Before you big-iron types sit down and bat out your furious rebuttals, telling me it’s none of my business what you drive, let me say, you’re right. Even Robert Redford can’t resist an SUV, can he? Good example, Bob.

Yes, I’ve suggested that SUVs drive in truck lanes at restricted truck speed limits — for safety’s sake. But that’s just good-natured needling, and I’ll do it again. After all, let’s admit that half the time in urban America the speed limit is a laughable dream, and the remainder of the time hardly anyone seems to pay attention to it.

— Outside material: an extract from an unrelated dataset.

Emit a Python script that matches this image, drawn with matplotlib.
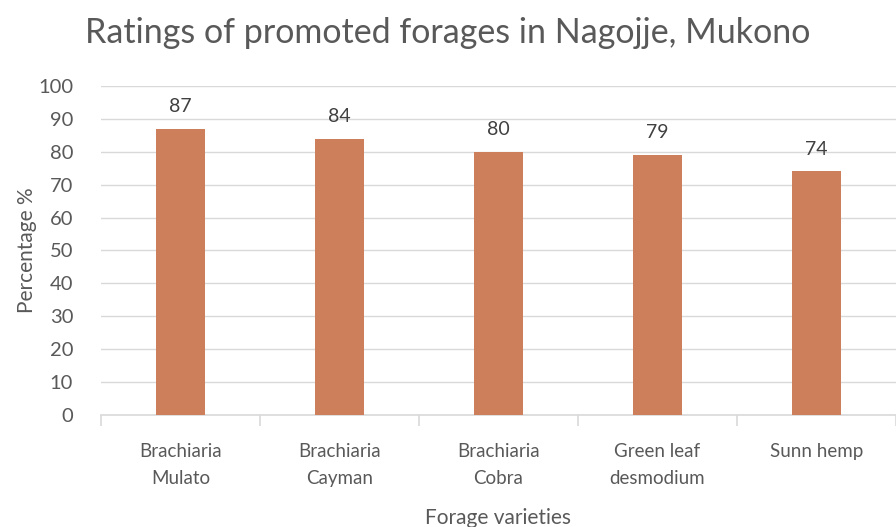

However, a word of advice: “Light” truck manufacturers and aficionados have a stake in the future of the breed. With stigma spreading, these machines will either get more efficient and less deadly to other motorists or their drivers will find themselves accorded the social standing of cigarette smokers or peeping Toms. Even Detroit’s PR departments can’t help you then.

Meanwhile, let’s acknowledge something else. This is going to be a long argument. For every family that comes to its senses and realizes it doesn’t need 3 tons of 4WD , there’s a junior executive out to prove that he won’t be shoved around by busybodies. He’ll move up to a Hummer out of spite, just to carry his golf clubs.

So in the meantime, will the civic planners and property developers who mark out parking spaces quit torturing us, please? If 52 percent of new vehicles sold are trucks, how about sizing up 52 percent of the parking spaces to accommodate them? We ought to give them this much: SUV drivers ride too high in the saddle to read those little painted words, “Compact Only.”